Atom Group’s, Atom Asset Exchange (AAX), a Hong Kong-based derivatives exchange is launched despite a tight crypto regulation in the country.
On Nov. 7, South China Morning Post (SCMP) reported that the Atom Asset Exchange (AAX) uses the Millennium Exchange matching engine that is developed by the London Stock Exchange. It assures its clients of lower trade latency and trade data transparency.
On our official launch day, we proudly present: AAX Powered by the London Stock Exchange's powerful Millennium Exchange matching engine, AAX presents for the very first time, institutional exchange performance and reliability to the crypto markets.⁰ #aax @LSEGTechnology pic.twitter.com/1KP4lIDis0 — AAX (@AAXExchange) November 7, 2019
Hong Kong’s Regulatory Regime
The launch comes just comes after the next day of Hong Kong’s securities regulator, the Securities and Futures Commission (SFC) released new guidance for domestic cryptocurrency exchanges.

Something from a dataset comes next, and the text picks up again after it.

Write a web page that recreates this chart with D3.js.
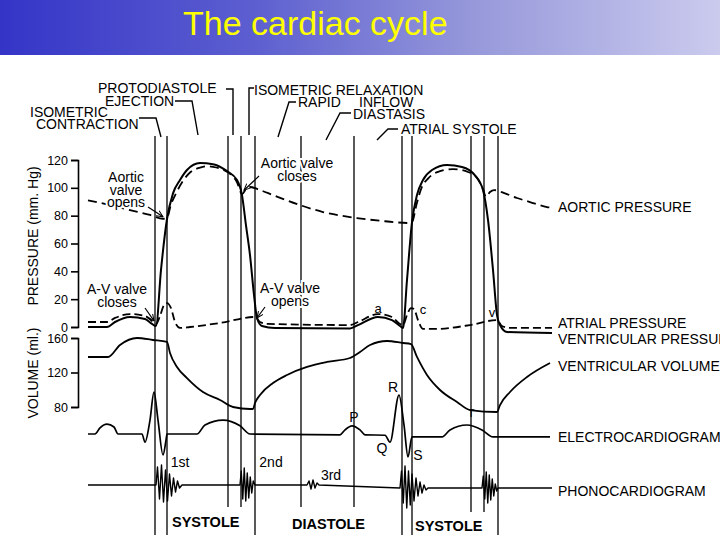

The SFC stated that a license or authorization would be required for cryptocurrency futures products until an exemption is applied:
“Hong Kong hosts dozens of virtual asset trading platforms which pose serious investor protection concerns. A number of these may decide not to seek an SFC license under the new regulatory framework. This is a course of action which is open to them simply by ensuring that no virtual asset traded on their platforms is a ‘security’ or ‘futures contract.’”
Recent reports show that Hong Kong’s securities and exchange regulator struggles to clear off licensing hurdles, one year after launching a licensing scheme for crypto fund managers. The licenses introduced by Hong Kong’s SFC in October 2018 have apparently led to few approvals.